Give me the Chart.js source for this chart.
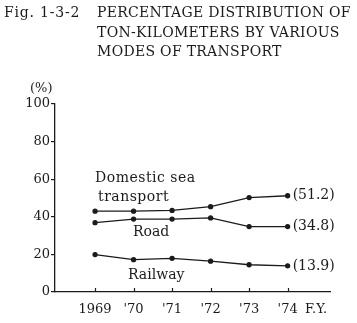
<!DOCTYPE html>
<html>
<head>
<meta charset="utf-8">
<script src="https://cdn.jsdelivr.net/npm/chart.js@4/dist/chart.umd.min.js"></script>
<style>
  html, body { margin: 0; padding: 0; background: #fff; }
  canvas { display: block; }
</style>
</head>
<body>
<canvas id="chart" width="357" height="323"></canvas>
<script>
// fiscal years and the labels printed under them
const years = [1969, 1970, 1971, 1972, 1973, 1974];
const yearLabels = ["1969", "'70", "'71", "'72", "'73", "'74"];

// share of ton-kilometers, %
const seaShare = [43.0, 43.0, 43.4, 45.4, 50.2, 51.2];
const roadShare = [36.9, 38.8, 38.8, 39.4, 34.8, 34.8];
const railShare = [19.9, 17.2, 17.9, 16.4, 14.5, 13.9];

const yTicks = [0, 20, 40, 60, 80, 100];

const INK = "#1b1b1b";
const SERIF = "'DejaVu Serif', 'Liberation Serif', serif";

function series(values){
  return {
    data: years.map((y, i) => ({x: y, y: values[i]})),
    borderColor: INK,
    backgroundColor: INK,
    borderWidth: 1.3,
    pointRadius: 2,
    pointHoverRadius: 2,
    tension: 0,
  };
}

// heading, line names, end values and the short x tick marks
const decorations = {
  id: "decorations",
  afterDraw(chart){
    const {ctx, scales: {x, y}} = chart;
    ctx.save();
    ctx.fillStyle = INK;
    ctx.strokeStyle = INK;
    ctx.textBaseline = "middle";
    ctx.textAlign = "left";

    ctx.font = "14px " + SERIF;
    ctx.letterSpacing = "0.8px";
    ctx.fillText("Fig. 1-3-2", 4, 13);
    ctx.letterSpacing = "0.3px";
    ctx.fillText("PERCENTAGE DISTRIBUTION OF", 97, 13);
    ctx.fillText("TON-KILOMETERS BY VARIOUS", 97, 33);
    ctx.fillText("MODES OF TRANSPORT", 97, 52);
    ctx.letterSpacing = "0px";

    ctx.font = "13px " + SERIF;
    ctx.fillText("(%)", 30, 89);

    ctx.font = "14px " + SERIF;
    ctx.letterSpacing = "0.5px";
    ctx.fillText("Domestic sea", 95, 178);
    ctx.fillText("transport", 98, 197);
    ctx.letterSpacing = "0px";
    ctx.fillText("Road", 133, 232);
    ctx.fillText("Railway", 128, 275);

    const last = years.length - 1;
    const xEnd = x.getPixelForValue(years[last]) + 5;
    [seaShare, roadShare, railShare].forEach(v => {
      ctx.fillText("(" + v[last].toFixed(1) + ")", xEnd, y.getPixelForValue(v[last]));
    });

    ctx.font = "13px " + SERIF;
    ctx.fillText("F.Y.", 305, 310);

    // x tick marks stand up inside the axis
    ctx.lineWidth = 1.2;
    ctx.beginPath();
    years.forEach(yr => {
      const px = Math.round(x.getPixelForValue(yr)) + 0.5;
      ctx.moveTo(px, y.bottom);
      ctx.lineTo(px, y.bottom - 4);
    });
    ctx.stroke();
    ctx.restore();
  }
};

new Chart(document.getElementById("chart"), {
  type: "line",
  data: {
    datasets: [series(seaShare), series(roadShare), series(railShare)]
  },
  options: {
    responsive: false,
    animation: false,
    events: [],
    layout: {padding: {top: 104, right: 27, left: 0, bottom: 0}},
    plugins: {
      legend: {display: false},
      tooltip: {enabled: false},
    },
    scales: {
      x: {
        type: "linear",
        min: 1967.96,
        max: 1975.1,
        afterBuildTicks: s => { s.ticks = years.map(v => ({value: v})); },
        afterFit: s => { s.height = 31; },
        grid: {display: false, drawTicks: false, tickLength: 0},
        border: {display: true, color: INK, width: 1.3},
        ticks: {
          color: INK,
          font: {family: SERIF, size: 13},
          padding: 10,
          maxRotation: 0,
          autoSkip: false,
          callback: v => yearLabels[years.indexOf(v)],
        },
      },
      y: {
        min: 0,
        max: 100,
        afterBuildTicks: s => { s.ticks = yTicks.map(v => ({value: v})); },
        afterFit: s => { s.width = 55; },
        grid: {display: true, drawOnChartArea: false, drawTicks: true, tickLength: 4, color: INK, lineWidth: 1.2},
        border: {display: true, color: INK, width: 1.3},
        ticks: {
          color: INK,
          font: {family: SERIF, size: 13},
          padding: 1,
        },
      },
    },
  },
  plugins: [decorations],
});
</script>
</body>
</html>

**Exercise:**
Reproduce the data word for word, excluding its pictures.

**Reply:**
Give me the Chart.js source for this chart.
<!DOCTYPE html>
<html>
<head>
<meta charset="utf-8">
<script src="https://cdn.jsdelivr.net/npm/chart.js@4/dist/chart.umd.min.js"></script>
<style>
  html, body { margin: 0; padding: 0; background: #fff; }
  canvas { display: block; }
</style>
</head>
<body>
<canvas id="chart" width="357" height="323"></canvas>
<script>
// fiscal years and the labels printed under them
const years = [1969, 1970, 1971, 1972, 1973, 1974];
const yearLabels = ["1969", "'70", "'71", "'72", "'73", "'74"];

// share of ton-kilometers, %
const seaShare = [43.0, 43.0, 43.4, 45.4, 50.2, 51.2];
const roadShare = [36.9, 38.8, 38.8, 39.4, 34.8, 34.8];
const railShare = [19.9, 17.2, 17.9, 16.4, 14.5, 13.9];

const yTicks = [0, 20, 40, 60, 80, 100];

const INK = "#1b1b1b";
const SERIF = "'DejaVu Serif', 'Liberation Serif', serif";

function series(values){
  return {
    data: years.map((y, i) => ({x: y, y: values[i]})),
    borderColor: INK,
    backgroundColor: INK,
    borderWidth: 1.3,
    pointRadius: 2,
    pointHoverRadius: 2,
    tension: 0,
  };
}

// heading, line names, end values and the short x tick marks
const decorations = {
  id: "decorations",
  afterDraw(chart){
    const {ctx, scales: {x, y}} = chart;
    ctx.save();
    ctx.fillStyle = INK;
    ctx.strokeStyle = INK;
    ctx.textBaseline = "middle";
    ctx.textAlign = "left";

    ctx.font = "14px " + SERIF;
    ctx.letterSpacing = "0.8px";
    ctx.fillText("Fig. 1-3-2", 4, 13);
    ctx.letterSpacing = "0.3px";
    ctx.fillText("PERCENTAGE DISTRIBUTION OF", 97, 13);
    ctx.fillText("TON-KILOMETERS BY VARIOUS", 97, 33);
    ctx.fillText("MODES OF TRANSPORT", 97, 52);
    ctx.letterSpacing = "0px";

    ctx.font = "13px " + SERIF;
    ctx.fillText("(%)", 30, 89);

    ctx.font = "14px " + SERIF;
    ctx.letterSpacing = "0.5px";
    ctx.fillText("Domestic sea", 95, 178);
    ctx.fillText("transport", 98, 197);
    ctx.letterSpacing = "0px";
    ctx.fillText("Road", 133, 232);
    ctx.fillText("Railway", 128, 275);

    const last = years.length - 1;
    const xEnd = x.getPixelForValue(years[last]) + 5;
    [seaShare, roadShare, railShare].forEach(v => {
      ctx.fillText("(" + v[last].toFixed(1) + ")", xEnd, y.getPixelForValue(v[last]));
    });

    ctx.font = "13px " + SERIF;
    ctx.fillText("F.Y.", 305, 310);

    // x tick marks stand up inside the axis
    ctx.lineWidth = 1.2;
    ctx.beginPath();
    years.forEach(yr => {
      const px = Math.round(x.getPixelForValue(yr)) + 0.5;
      ctx.moveTo(px, y.bottom);
      ctx.lineTo(px, y.bottom - 4);
    });
    ctx.stroke();
    ctx.restore();
  }
};

new Chart(document.getElementById("chart"), {
  type: "line",
  data: {
    datasets: [series(seaShare), series(roadShare), series(railShare)]
  },
  options: {
    responsive: false,
    animation: false,
    events: [],
    layout: {padding: {top: 104, right: 27, left: 0, bottom: 0}},
    plugins: {
      legend: {display: false},
      tooltip: {enabled: false},
    },
    scales: {
      x: {
        type: "linear",
        min: 1967.96,
        max: 1975.1,
        afterBuildTicks: s => { s.ticks = years.map(v => ({value: v})); },
        afterFit: s => { s.height = 31; },
        grid: {display: false, drawTicks: false, tickLength: 0},
        border: {display: true, color: INK, width: 1.3},
        ticks: {
          color: INK,
          font: {family: SERIF, size: 13},
          padding: 10,
          maxRotation: 0,
          autoSkip: false,
          callback: v => yearLabels[years.indexOf(v)],
        },
      },
      y: {
        min: 0,
        max: 100,
        afterBuildTicks: s => { s.ticks = yTicks.map(v => ({value: v})); },
        afterFit: s => { s.width = 55; },
        grid: {display: true, drawOnChartArea: false, drawTicks: true, tickLength: 4, color: INK, lineWidth: 1.2},
        border: {display: true, color: INK, width: 1.3},
        ticks: {
          color: INK,
          font: {family: SERIF, size: 13},
          padding: 1,
        },
      },
    },
  },
  plugins: [decorations],
});
</script>
</body>
</html>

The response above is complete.